Khashoggi, like Nemtsov, was evidently killed in cold blood by a distinctly un-American government willing to desecrate the canon of human rights to shore up a fragile tyranny.

The story of what happened to Khashoggi on Oct. 2 at the Saudi Consulate in Istanbul is still in flux: On Friday, the Saudi leadership arrested 18 men who were said to have “argued” with the journalist in Istanbul, and then engaged in “a fistfight that led to his death.”

The Turks see it differently. They say that photos and travel records implicate 15 people. The New York Times reported that they included four associates of Saudi Crown Prince Mohammed bin Salman — MBS — who flew to Istanbul the day of the murder. U.S. intelligence intercepts, according to the Washington Post, picked up the crown prince as he earlier discussed his plans for Khashoggi: Draw him back to Saudi Arabia and confront him there.

The Turks also claim to have recordings documenting the torturous severing of Khashoggi’s fingers, as well as his dismemberment and beheading. According to Turkish officials, a Saudi doctor can be heard offering a pro tip: To “ease tension” while butchering a human being, he says, try music.

What happened to Khashoggi, as we understand it, may outdo even the Kremlin for sadism. And yet the response in the U.S. — especially among Republicans — has been in stark contrast to the response to Solzhenitsyn’s abuse by the Soviets in the 20th century.

Today the Trump administration stands accused of helping to cover up the full story of Khashoggi’s death and even of having foreknowledge that Khashoggi was some sort of target in Istanbul. At the same time, the Republican Party is evidently smearing Khashoggi while aiming to exonerate the Saudis, with whom the oligarchs of our nation, including the president and his son-in-law, have an unholy commercial alliance.

Something has gone gravely wrong in America.

In the 1970s, Americans of every stripe considered Alexander Solzhenitsyn a hero. To fight repression in a brutal, totalitarian regime like the USSR was to gain the admiration and material support of the West, where individual freedoms are the sine qua non of our way of life.
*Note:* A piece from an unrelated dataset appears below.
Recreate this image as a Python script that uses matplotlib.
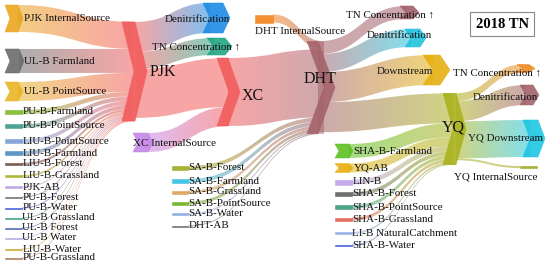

Now Trump almost seems to consider violence toward a member of the media by an authoritarian regime something he can get behind. At a rally Thursday night, the same night Kara-Murza accepted his Civil Courage Prize, Trump praised a Montana politician for body-slamming a reporter.

But things are more ominous still. It seems Khashoggi’s writing was banned in Saudi Arabia not because he was critical of Mohammad bin Salman or the government. It was because, two days after the presidential election in 2016, Khashoggi mildly criticized — Donald Trump.

We can only hope that one day a journalist or congressional committee will get a full accounting of the Trump circle’s contacts with Saudi leadership about Khashoggi. But it seems that Khashoggi, like the rest of the non-state media, indeed counted as an enemy of the people, where “people” means a dozen violent oligarchs who seem bent on “winning” fake elections, exterminating journalists and putting the world on fascist lockdown.

On Thursday I asked Vladimir Kara-Murza if he considered Trump as Putin-in-training, and what he thought we could expect if Trump is shown to be complicit in a Saudi cover-up, or worse.

Kara-Murza, usually voluble, refused to answer. Then he smiled. He said he would focus on his country, and I should focus on mine.

“You have so many Russians meddling in your politics already,” he said by way of conclusion. “You don’t need another one.”